*EXERCISE DIRECTIONS*.
Filter the entries and keep only the lines where the string "with" appears.

*DATA SUPPLIED*.
+++

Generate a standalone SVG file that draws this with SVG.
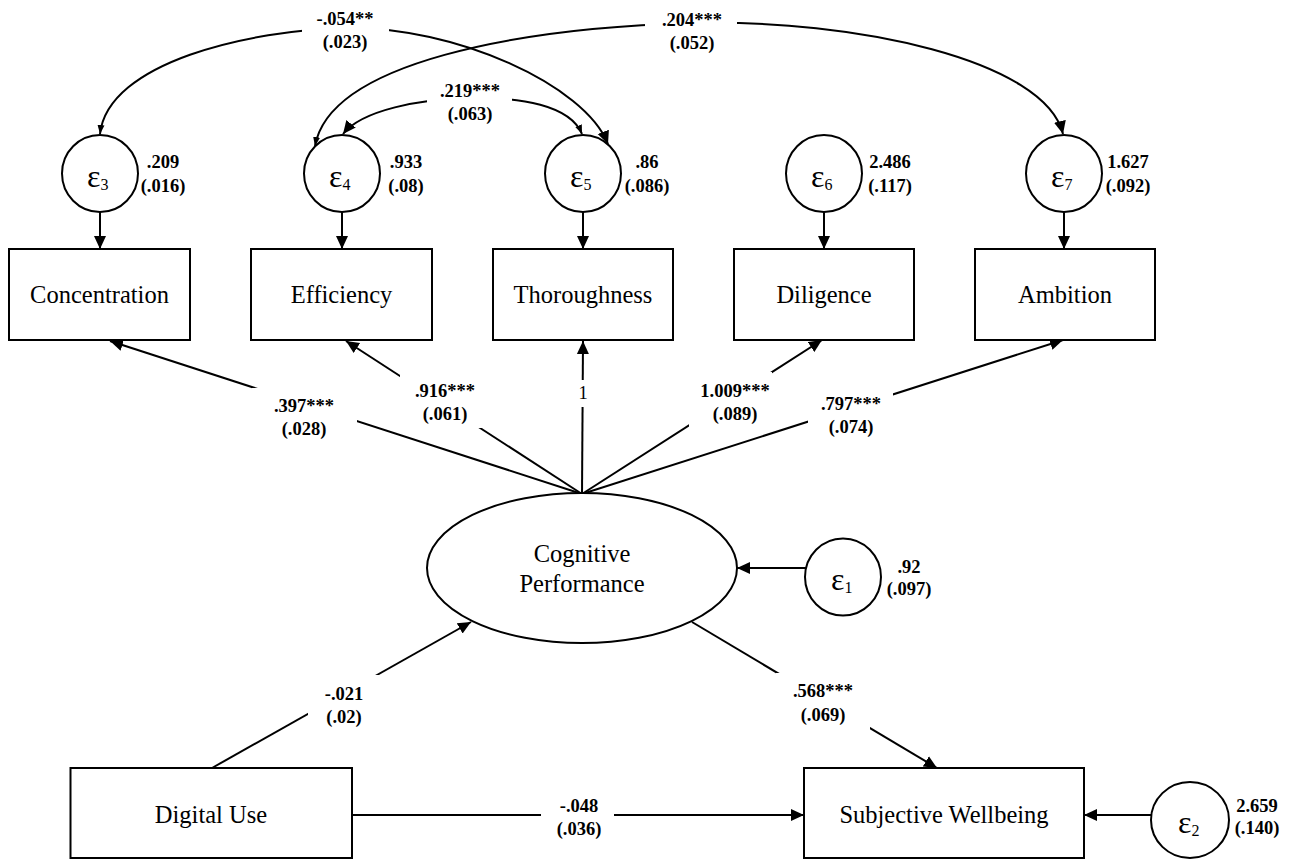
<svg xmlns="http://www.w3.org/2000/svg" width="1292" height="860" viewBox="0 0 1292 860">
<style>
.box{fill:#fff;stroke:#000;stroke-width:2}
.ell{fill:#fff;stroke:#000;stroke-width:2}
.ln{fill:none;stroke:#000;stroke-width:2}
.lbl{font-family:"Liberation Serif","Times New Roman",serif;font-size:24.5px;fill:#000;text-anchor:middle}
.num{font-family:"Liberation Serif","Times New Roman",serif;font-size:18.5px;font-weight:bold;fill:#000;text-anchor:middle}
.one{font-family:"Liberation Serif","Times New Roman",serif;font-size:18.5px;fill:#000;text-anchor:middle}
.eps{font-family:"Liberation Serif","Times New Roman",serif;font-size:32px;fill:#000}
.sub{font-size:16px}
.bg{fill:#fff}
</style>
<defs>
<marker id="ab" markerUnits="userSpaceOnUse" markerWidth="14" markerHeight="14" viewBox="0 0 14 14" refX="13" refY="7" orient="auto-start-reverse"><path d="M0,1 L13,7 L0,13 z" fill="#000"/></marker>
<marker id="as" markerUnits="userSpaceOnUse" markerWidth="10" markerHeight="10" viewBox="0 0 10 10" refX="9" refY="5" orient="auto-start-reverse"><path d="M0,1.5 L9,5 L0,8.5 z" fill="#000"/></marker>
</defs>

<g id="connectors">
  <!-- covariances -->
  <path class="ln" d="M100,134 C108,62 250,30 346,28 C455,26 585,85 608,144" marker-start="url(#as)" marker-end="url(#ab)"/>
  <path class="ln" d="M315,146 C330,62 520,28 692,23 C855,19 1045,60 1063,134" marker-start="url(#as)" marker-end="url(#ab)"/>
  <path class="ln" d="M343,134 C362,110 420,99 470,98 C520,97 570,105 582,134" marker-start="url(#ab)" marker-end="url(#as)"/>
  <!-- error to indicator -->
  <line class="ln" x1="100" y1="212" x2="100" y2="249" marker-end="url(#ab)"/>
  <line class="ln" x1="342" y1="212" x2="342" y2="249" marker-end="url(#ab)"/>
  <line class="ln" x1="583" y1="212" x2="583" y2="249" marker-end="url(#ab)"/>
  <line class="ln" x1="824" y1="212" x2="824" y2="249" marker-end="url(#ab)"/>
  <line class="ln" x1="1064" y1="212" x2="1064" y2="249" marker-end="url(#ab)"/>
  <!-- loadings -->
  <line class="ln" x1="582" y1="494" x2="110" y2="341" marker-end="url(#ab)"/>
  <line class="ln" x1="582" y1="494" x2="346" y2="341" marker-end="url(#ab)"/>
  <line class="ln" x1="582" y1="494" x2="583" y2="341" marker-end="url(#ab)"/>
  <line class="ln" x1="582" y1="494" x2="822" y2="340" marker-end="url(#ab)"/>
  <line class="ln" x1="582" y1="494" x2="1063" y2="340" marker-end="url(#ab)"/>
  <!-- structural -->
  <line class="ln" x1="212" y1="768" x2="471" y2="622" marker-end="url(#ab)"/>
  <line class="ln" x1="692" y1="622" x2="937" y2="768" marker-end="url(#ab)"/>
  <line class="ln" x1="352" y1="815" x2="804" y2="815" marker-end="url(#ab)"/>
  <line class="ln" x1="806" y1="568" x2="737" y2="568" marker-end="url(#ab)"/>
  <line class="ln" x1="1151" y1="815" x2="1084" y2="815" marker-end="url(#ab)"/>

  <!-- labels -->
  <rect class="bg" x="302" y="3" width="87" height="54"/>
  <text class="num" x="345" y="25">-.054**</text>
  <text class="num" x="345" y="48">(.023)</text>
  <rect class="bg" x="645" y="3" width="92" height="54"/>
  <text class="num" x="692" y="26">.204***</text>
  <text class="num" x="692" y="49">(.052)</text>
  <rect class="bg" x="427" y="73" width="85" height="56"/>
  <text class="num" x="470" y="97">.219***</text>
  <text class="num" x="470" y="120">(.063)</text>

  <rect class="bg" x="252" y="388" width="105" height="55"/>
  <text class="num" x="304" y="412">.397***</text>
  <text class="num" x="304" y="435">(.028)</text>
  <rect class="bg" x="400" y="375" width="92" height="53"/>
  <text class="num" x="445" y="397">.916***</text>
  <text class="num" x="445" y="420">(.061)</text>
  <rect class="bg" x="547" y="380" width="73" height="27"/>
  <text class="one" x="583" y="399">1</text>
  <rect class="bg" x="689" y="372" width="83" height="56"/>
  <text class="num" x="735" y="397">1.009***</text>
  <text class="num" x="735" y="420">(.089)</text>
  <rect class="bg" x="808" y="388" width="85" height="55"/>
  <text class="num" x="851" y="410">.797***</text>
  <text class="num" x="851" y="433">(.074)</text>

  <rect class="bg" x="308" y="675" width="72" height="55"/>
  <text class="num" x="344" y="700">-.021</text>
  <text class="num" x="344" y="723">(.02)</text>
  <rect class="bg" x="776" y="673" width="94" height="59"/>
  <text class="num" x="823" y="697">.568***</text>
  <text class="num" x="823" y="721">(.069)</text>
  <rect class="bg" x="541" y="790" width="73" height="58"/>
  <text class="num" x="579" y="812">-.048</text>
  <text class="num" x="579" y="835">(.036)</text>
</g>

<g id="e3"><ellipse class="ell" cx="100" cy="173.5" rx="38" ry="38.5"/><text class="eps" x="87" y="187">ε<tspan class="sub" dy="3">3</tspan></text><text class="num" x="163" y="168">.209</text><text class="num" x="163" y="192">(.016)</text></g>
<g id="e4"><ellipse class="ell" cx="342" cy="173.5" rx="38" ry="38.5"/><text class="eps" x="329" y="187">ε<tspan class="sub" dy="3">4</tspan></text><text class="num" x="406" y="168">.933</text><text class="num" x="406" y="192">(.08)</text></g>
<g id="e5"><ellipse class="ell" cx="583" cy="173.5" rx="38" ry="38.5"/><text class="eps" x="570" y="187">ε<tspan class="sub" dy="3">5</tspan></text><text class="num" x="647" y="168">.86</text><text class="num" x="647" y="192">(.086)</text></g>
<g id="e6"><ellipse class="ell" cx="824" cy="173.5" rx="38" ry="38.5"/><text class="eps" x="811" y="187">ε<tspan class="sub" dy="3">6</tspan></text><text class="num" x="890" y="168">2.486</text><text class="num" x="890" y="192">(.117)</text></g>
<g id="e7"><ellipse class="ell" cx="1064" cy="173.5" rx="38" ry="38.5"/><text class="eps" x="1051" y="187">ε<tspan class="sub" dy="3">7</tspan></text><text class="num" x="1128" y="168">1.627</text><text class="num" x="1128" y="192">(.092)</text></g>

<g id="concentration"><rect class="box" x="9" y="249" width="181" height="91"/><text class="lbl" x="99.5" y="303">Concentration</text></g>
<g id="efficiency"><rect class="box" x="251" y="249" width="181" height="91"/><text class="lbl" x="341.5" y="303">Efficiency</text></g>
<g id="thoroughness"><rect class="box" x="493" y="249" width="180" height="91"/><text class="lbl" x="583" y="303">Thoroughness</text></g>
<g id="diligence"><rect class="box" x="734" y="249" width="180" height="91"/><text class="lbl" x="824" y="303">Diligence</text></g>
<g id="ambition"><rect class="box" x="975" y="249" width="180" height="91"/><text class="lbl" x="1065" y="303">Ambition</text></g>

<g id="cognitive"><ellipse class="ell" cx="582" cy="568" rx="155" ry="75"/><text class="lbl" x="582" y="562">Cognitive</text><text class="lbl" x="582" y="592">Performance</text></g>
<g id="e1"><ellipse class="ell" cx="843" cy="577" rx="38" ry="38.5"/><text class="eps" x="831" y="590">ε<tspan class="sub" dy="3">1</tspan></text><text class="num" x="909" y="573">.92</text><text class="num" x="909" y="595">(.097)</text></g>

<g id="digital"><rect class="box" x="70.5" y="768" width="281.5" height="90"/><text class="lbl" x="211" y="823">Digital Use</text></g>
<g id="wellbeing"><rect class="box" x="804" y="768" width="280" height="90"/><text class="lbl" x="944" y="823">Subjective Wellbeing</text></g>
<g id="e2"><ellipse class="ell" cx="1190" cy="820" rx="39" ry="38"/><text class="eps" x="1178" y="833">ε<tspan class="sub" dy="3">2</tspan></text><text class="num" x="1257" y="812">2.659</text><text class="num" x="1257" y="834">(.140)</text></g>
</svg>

+++

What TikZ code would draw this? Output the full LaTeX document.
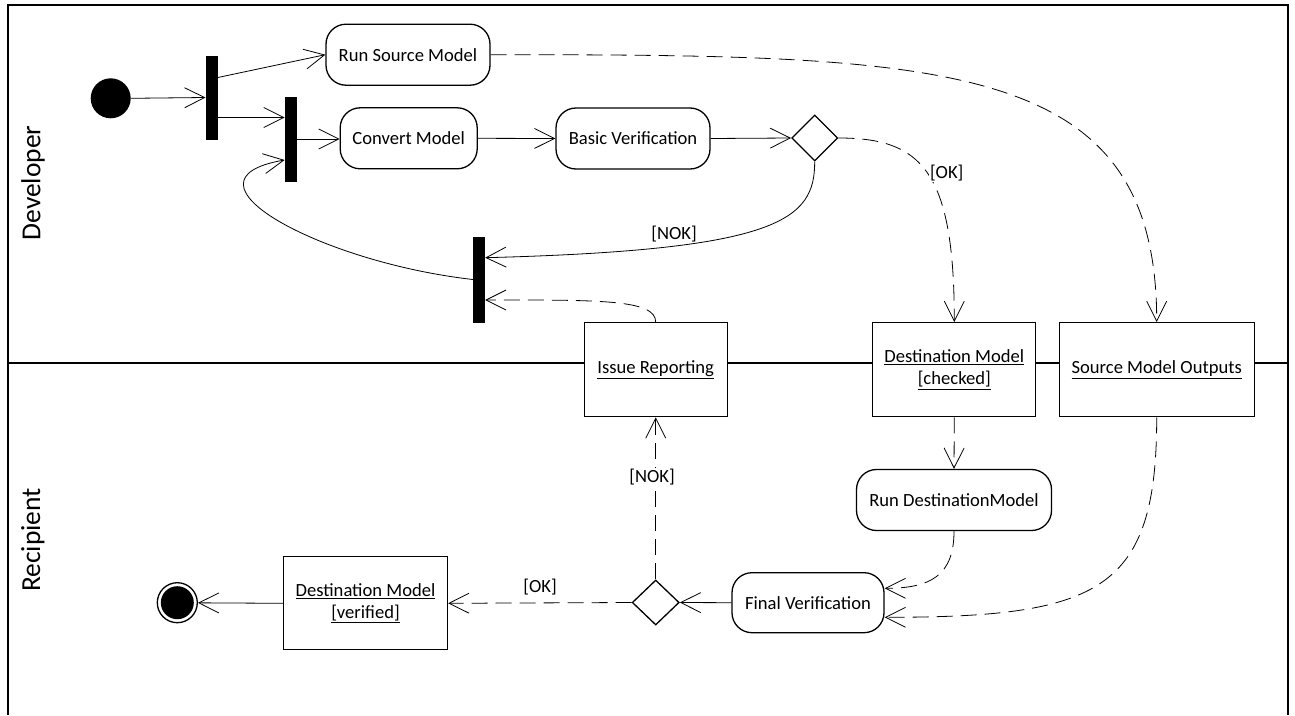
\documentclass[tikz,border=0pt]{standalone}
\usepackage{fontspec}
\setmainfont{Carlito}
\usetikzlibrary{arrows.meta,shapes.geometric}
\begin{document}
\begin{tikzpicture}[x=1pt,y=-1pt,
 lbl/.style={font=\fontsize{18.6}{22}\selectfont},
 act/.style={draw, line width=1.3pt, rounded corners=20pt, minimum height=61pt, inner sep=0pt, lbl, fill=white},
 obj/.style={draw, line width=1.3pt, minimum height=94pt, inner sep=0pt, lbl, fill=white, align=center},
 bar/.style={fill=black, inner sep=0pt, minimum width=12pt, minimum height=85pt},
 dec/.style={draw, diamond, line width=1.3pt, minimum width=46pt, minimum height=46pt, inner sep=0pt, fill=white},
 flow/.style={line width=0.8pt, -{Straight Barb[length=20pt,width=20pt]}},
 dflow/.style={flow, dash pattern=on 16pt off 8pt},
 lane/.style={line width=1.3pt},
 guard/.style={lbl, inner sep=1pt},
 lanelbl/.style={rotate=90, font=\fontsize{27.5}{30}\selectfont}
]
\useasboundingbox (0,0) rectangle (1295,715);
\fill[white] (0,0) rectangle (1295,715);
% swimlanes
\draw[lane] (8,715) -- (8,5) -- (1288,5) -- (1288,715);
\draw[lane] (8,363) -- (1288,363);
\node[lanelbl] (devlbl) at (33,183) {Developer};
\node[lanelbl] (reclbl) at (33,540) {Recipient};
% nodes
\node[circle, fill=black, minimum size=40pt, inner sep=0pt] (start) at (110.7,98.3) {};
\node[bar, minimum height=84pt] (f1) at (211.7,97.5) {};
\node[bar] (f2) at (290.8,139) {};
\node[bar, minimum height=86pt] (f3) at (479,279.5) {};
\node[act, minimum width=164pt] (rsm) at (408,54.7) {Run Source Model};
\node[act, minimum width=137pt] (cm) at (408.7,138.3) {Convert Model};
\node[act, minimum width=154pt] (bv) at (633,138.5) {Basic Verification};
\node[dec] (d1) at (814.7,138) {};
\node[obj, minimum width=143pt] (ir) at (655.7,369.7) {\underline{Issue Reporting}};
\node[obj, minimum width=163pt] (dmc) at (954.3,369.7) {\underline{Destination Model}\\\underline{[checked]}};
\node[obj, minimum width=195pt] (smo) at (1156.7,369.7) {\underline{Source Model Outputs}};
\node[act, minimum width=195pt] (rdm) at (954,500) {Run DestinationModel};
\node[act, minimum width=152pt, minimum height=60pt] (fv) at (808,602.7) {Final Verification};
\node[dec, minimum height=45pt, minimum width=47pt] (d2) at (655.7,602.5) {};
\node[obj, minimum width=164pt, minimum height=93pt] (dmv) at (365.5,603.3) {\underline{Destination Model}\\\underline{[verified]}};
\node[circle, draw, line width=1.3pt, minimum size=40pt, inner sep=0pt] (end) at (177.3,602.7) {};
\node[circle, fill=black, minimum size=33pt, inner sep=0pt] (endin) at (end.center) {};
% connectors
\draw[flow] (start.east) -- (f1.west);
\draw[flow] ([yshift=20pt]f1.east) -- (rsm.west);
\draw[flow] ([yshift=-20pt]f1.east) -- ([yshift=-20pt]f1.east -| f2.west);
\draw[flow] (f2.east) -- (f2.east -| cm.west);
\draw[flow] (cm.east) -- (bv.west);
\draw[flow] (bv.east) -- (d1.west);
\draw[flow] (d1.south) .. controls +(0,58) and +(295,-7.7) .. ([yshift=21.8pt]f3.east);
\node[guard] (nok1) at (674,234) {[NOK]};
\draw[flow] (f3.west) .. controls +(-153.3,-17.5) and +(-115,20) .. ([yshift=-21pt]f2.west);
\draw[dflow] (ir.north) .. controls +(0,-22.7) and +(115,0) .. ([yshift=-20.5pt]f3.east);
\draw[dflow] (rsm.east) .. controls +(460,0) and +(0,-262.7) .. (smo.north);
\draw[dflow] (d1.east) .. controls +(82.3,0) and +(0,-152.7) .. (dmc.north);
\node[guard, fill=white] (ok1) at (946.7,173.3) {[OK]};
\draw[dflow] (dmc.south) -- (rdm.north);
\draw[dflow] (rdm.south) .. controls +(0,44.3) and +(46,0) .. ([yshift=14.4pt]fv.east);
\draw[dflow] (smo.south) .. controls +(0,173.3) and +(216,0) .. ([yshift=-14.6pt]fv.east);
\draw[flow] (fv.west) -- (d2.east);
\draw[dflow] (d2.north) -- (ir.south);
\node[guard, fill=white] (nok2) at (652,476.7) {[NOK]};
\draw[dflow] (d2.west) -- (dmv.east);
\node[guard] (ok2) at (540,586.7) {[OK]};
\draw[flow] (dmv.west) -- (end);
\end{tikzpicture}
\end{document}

+++

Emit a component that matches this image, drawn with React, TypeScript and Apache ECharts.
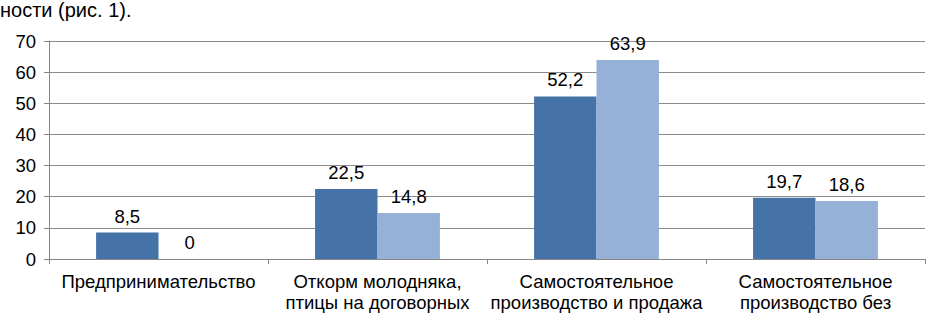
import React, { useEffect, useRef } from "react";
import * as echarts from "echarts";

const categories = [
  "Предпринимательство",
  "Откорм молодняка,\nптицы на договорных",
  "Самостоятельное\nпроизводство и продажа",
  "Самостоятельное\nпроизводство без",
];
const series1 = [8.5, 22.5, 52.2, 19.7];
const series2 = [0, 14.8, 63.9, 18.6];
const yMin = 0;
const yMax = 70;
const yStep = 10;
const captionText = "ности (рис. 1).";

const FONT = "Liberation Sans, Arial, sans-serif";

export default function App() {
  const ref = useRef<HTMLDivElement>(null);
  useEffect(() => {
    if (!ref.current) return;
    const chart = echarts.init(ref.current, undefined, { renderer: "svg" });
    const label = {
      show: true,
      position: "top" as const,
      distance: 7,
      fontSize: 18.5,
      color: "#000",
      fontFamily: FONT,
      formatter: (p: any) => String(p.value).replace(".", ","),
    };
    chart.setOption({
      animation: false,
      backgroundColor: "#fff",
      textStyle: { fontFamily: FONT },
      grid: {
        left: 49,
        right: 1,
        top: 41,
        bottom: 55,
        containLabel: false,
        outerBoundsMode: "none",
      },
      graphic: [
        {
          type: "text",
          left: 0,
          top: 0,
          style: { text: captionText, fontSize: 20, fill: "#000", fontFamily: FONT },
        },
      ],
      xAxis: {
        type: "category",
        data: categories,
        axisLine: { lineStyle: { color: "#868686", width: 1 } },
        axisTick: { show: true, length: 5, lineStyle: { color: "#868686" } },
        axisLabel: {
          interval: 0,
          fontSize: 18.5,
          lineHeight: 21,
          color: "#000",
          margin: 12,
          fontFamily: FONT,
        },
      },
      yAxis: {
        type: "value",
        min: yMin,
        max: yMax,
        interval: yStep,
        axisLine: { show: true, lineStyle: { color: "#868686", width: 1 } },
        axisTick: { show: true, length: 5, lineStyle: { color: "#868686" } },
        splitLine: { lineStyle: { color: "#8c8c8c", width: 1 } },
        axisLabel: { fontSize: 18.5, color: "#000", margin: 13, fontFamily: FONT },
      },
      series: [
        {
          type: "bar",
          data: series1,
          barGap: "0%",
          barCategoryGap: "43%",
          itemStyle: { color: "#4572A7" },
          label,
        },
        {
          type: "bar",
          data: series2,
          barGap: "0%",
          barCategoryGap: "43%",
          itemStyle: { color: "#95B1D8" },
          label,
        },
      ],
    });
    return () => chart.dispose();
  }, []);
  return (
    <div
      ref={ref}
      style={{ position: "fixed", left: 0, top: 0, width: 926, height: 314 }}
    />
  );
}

+++

*RESULT*.
Generate a standalone SVG file that draws this with SVG.
Emit a component that matches this image, drawn with React, TypeScript and Apache ECharts.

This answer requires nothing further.